# Vernors Bottle, High Shipping?



## hemihampton (Oct 29, 2017)

Does $28.00 seem extremely excessive for mailing a $5.00 bottle? LEON.


https://www.ebay.com/itm/Vintage-Ea...651296?hash=item466eaeaa20:g:kEUAAOSw4CFYrHZx


----------



## nhpharm (Oct 30, 2017)

Just glancing at their other auctions it looks like their shipping costs are pretty reasonable, so probably an error on the lister's part.  That doesn't help the high start bid on the bottle!


----------



## botlguy (Oct 30, 2017)

I am currently buying some cheap but heavy items on eBay. I've found that I have to dicker with many sellers with regard to shipping prices, some cooperate, some don't. Some pad the low selling price by adding to the shipping price.
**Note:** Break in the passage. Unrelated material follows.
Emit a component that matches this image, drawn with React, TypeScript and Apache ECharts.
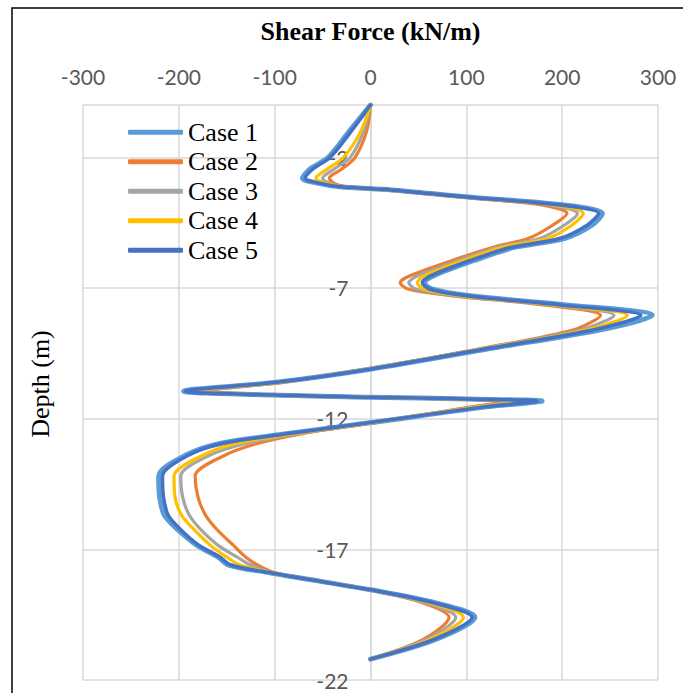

Sometimes eBay's automatic calculator screws up, sometimes the seller puts in too much weight either in error or on purpose. Shipping costs are high no matter how you look at it.
Jim S


----------



## troughsc (Nov 2, 2017)

Hmm, I just clicked on the link and the bottle has a Buy It Now of $24.99 on it with a shipping quote of $8.00+. I wouldn't call that an inflated shipping charge. Could be that the seller saw his error and revised the listing.


----------



## hemihampton (Nov 2, 2017)

I just looked at it again & it still said $28.00 Shipping?


----------



## botlguy (Nov 2, 2017)

I'm getting $42.35 for shipping to my location, 83869.


----------



## nhpharm (Nov 3, 2017)

I still get $28 as well.  I suspect they have either the weight or more likely the package dimensions wrong in their listing and it is artificially pushing up the shipping cost.


----------